# TASK BRIEF
Extract each line holding the word "this" from the entries.

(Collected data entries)
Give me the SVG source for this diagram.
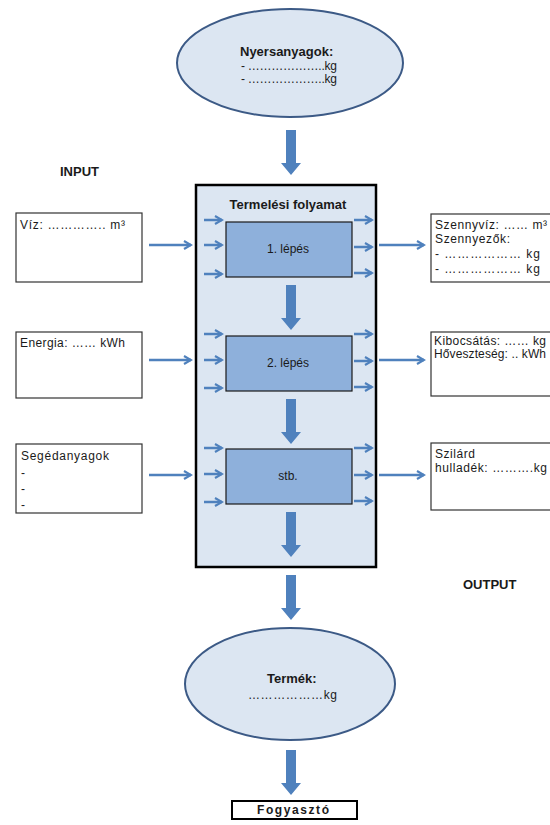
<svg xmlns="http://www.w3.org/2000/svg" width="550" height="825" viewBox="0 0 550 825">
  <defs>
    <style>
      text { font-family: "Liberation Sans", Arial, sans-serif; font-size: 12px; fill: #1a1a1a; }
      .b { font-weight: bold; font-size: 13px; }
      .c { text-anchor: middle; }
      .ell { fill: #dce6f2; stroke: #3c5a86; stroke-width: 2; }
      .box { fill: #ffffff; stroke: #333333; stroke-width: 1.2; }
      .step { fill: #8eb0db; stroke: #1a1a1a; stroke-width: 1.2; }
      .blk { fill: #4f81bd; }
      .ln { stroke: #4f81bd; stroke-width: 2.5; fill: none; marker-end: url(#head); }
    </style>
    <marker id="head" viewBox="0 0 10 10" refX="8" refY="5" markerWidth="4" markerHeight="4" orient="auto" markerUnits="strokeWidth">
      <path d="M1,1 L8,5 L1,9" fill="none" stroke="#4f81bd" stroke-width="2.2"/>
    </marker>
    <!-- block arrow pointing down, origin at top centre, 45 long -->
    <path id="down" d="M-5,0 H5 V33 H10 L0,45 L-10,33 H-5 Z"/>
  </defs>

  <!-- process frame -->
  <g id="process">
    <rect x="196" y="185" width="180" height="382" fill="#dce6f2" stroke="#000" stroke-width="2.5"/>
    <text class="b c" x="288" y="209">Termelési folyamat</text>
  </g>

  <g id="raw-materials">
    <ellipse class="ell" cx="290" cy="63" rx="113" ry="54"/>
    <text class="b" x="240" y="56">Nyersanyagok:</text>
    <text x="241" y="70" textLength="96" lengthAdjust="spacing">- ………………..kg</text>
    <text x="241" y="83" textLength="96" lengthAdjust="spacing">- ………………..kg</text>
  </g>

  <g id="step1">
    <rect class="step" x="226" y="222" width="126" height="55"/>
    <text class="c" x="288" y="253">1. lépés</text>
  </g>
  <g id="step2">
    <rect class="step" x="226" y="336" width="126" height="55"/>
    <text class="c" x="288" y="367">2. lépés</text>
  </g>
  <g id="step3">
    <rect class="step" x="226" y="449" width="126" height="55"/>
    <text class="c" x="288" y="480">stb.</text>
  </g>

  <g id="input-label"><text class="b" x="60" y="176">INPUT</text></g>
  <g id="output-label"><text class="b" x="463" y="589">OUTPUT</text></g>

  <g id="water">
    <rect class="box" x="16" y="213" width="126" height="69"/>
    <text x="20" y="229" textLength="105" lengthAdjust="spacing">Víz: ………….. m³</text>
  </g>
  <g id="energy">
    <rect class="box" x="16" y="332" width="126" height="66"/>
    <text x="20" y="347" textLength="105" lengthAdjust="spacing">Energia: …… kWh</text>
  </g>
  <g id="auxiliary">
    <rect class="box" x="16" y="444" width="126" height="69"/>
    <text x="21" y="460" textLength="88" lengthAdjust="spacing">Segédanyagok</text>
    <text x="21" y="477">-</text>
    <text x="21" y="493">-</text>
    <text x="21" y="509">-</text>
  </g>

  <g id="wastewater">
    <rect class="box" x="431" y="214" width="130" height="68"/>
    <text x="435" y="229" textLength="112" lengthAdjust="spacing">Szennyvíz: …… m³</text>
    <text x="435" y="243" textLength="75" lengthAdjust="spacing">Szennyezők:</text>
    <text x="435" y="258" textLength="105" lengthAdjust="spacing">- ……………… kg</text>
    <text x="435" y="273" textLength="105" lengthAdjust="spacing">- ……………… kg</text>
  </g>
  <g id="emission">
    <rect class="box" x="431" y="332" width="130" height="64"/>
    <text x="434" y="345" textLength="112" lengthAdjust="spacing">Kibocsátás: …… kg</text>
    <text x="434" y="358" textLength="112" lengthAdjust="spacing">Hőveszteség: .. kWh</text>
  </g>
  <g id="solid-waste">
    <rect class="box" x="431" y="443" width="130" height="67"/>
    <text x="435" y="458" textLength="40" lengthAdjust="spacing">Szilárd</text>
    <text x="435" y="472" textLength="112" lengthAdjust="spacing">hulladék: ……….kg</text>
  </g>

  <g id="product">
    <ellipse class="ell" cx="290" cy="684" rx="105" ry="56"/>
    <text class="b" x="267" y="683">Termék:</text>
    <text x="248" y="699" textLength="89" lengthAdjust="spacing">………………kg</text>
  </g>

  <g id="consumer">
    <rect x="232" y="801" width="125" height="18" fill="#fff" stroke="#000" stroke-width="2"/>
    <text class="b" x="257" y="814" style="font-size:12px" textLength="72" lengthAdjust="spacing">Fogyasztó</text>
  </g>

  <g id="connectors">
    <!-- vertical block arrows -->
    <use href="#down" class="blk" x="291" y="130"/>
    <use href="#down" class="blk" x="291" y="285"/>
    <use href="#down" class="blk" x="291" y="399"/>
    <use href="#down" class="blk" x="291" y="512"/>
    <use href="#down" class="blk" x="291" y="575"/>
    <use href="#down" class="blk" x="291" y="750"/>
    <!-- inputs into the frame -->
    <line class="ln" x1="149" y1="245" x2="191" y2="245"/>
    <line class="ln" x1="149" y1="360" x2="191" y2="360"/>
    <line class="ln" x1="149" y1="475" x2="191" y2="475"/>
    <!-- outputs from the frame -->
    <line class="ln" x1="379" y1="245" x2="424" y2="245"/>
    <line class="ln" x1="379" y1="360" x2="424" y2="360"/>
    <line class="ln" x1="379" y1="475" x2="424" y2="475"/>
    <!-- small arrows inside the frame, left -->
    <line class="ln" x1="204" y1="220" x2="222" y2="220"/>
    <line class="ln" x1="204" y1="245" x2="222" y2="245"/>
    <line class="ln" x1="204" y1="274" x2="222" y2="274"/>
    <line class="ln" x1="204" y1="334" x2="222" y2="334"/>
    <line class="ln" x1="204" y1="360" x2="222" y2="360"/>
    <line class="ln" x1="204" y1="388" x2="222" y2="388"/>
    <line class="ln" x1="204" y1="448" x2="222" y2="448"/>
    <line class="ln" x1="204" y1="474" x2="222" y2="474"/>
    <line class="ln" x1="204" y1="502" x2="222" y2="502"/>
    <!-- small arrows inside the frame, right -->
    <line class="ln" x1="354" y1="220" x2="372" y2="220"/>
    <line class="ln" x1="354" y1="247" x2="372" y2="247"/>
    <line class="ln" x1="354" y1="273" x2="372" y2="273"/>
    <line class="ln" x1="354" y1="334" x2="372" y2="334"/>
    <line class="ln" x1="354" y1="361" x2="372" y2="361"/>
    <line class="ln" x1="354" y1="387" x2="372" y2="387"/>
    <line class="ln" x1="354" y1="448" x2="372" y2="448"/>
    <line class="ln" x1="354" y1="475" x2="372" y2="475"/>
    <line class="ln" x1="354" y1="501" x2="372" y2="501"/>
  </g>
</svg>
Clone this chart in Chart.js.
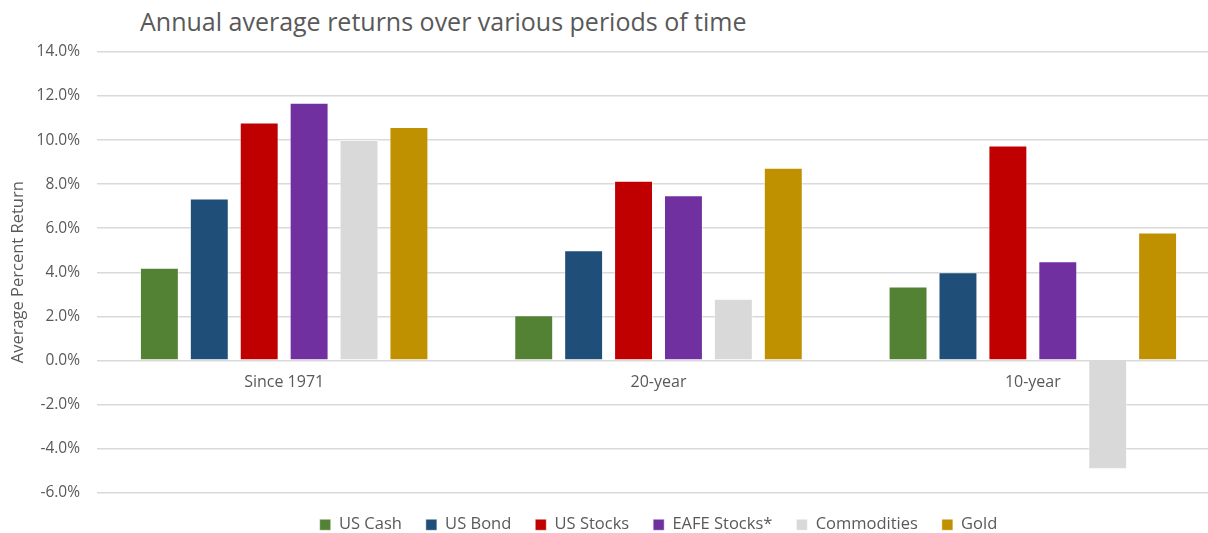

# FINAL RESULT
Give me the SVG source for this diagram.
Clone this chart in Chart.js.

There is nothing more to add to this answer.